KUWAIT CITY, Nov 24, 2009 (AFP) - A Kuwaiti woman charged with starting a fire at a wedding party that killed 55 women and children must undergo psychiatric tests, a judge ruled on Tuesday.
The decision came after defence lawyers said the woman, accused of setting a wedding tent ablaze after the man she had married took another wife, had suffered unspecified mental disorders when she was a child.
Judge Adel al-Sager also agreed to summon the woman's husband and an Asian maid who said she saw her starting the fire to testify at the next hearing on December 8.
But he turned down a request by 23-year-old Nasra Yussef Mohammad al-Enezi's defence lawyers, Zaid al-Khabbaz and Saqqaf al-Saqqaf, to free on bail the woman who faces a premeditated murder charge.
The lawyers said there had been "contradictions" in the accounts given by the defendant's husband and the Asian maid to the public prosecutor.

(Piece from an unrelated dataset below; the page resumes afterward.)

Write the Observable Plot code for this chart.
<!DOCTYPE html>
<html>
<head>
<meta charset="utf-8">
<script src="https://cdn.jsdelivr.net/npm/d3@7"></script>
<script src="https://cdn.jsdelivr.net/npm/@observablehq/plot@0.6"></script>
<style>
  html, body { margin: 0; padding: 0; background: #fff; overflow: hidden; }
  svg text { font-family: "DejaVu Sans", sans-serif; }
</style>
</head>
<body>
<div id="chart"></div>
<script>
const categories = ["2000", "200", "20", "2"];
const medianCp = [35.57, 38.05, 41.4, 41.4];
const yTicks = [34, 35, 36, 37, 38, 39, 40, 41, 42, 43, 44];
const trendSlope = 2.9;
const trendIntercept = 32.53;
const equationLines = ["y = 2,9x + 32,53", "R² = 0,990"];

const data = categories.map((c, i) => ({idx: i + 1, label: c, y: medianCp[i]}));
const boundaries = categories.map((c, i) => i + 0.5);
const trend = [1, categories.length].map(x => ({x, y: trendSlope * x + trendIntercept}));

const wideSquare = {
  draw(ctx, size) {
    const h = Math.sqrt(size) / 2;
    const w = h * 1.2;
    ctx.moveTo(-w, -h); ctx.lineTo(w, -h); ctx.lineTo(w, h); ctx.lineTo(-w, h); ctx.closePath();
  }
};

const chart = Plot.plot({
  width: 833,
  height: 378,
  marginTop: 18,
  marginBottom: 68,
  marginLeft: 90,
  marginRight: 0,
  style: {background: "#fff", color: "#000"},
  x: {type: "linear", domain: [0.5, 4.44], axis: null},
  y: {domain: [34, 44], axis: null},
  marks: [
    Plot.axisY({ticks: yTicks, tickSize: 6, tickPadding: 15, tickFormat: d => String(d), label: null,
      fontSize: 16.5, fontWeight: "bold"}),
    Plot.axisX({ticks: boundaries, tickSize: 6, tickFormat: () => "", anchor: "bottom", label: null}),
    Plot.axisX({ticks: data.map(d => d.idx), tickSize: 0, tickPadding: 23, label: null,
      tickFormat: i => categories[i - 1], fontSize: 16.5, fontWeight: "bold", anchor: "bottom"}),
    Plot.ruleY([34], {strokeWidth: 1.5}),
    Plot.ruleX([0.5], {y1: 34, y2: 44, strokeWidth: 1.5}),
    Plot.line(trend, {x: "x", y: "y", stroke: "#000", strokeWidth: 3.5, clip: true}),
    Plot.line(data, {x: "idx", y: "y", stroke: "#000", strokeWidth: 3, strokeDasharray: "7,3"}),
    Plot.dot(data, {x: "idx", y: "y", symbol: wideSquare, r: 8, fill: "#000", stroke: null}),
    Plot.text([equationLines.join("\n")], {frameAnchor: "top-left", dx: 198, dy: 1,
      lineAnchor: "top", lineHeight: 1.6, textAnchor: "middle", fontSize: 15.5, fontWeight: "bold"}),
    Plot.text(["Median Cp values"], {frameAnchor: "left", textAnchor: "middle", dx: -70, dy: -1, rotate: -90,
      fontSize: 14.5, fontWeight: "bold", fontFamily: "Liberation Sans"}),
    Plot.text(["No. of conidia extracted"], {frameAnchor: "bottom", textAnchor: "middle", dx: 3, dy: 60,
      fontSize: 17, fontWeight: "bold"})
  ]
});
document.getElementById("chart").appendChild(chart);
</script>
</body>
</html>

Khabbaz told AFP that the woman was at a police station in a different location when the fire broke out.
In the first hearing last month, Nasra denied the charges. On Tuesday, she was present in the courtroom but was not asked to speak.

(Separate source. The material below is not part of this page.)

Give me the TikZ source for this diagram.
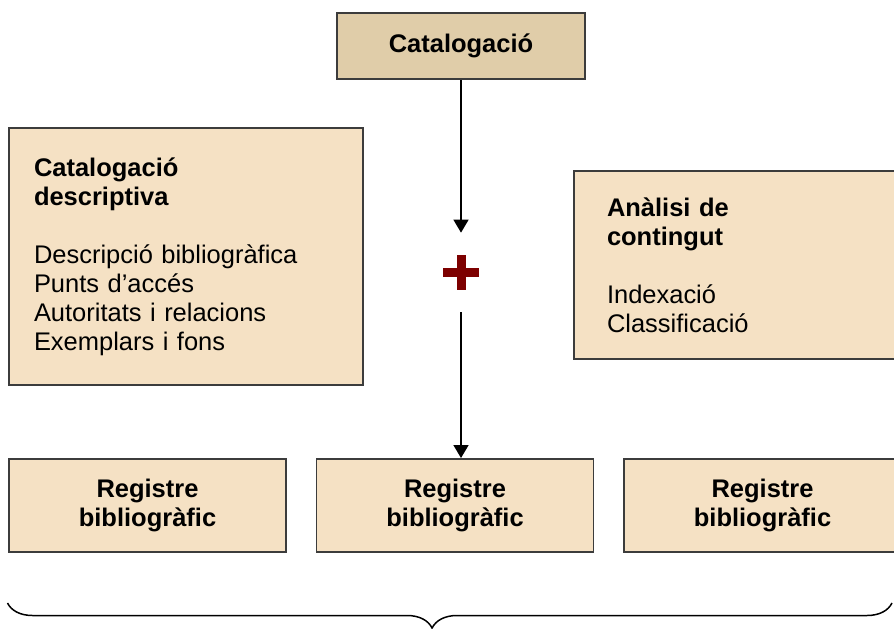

The August 15 inferno engulfed the women-and-children-only tent in minutes and triggered a stampede.
In the first hearing, defence lawyers alleged Nasra was two months pregnant when arrested and was "deliberately aborted" by a prison guard with the help of an Asian nurse.
The woman is charged with "premeditated murder and starting a fire with the intent to kill," for which she faces the death penalty under Kuwaiti law.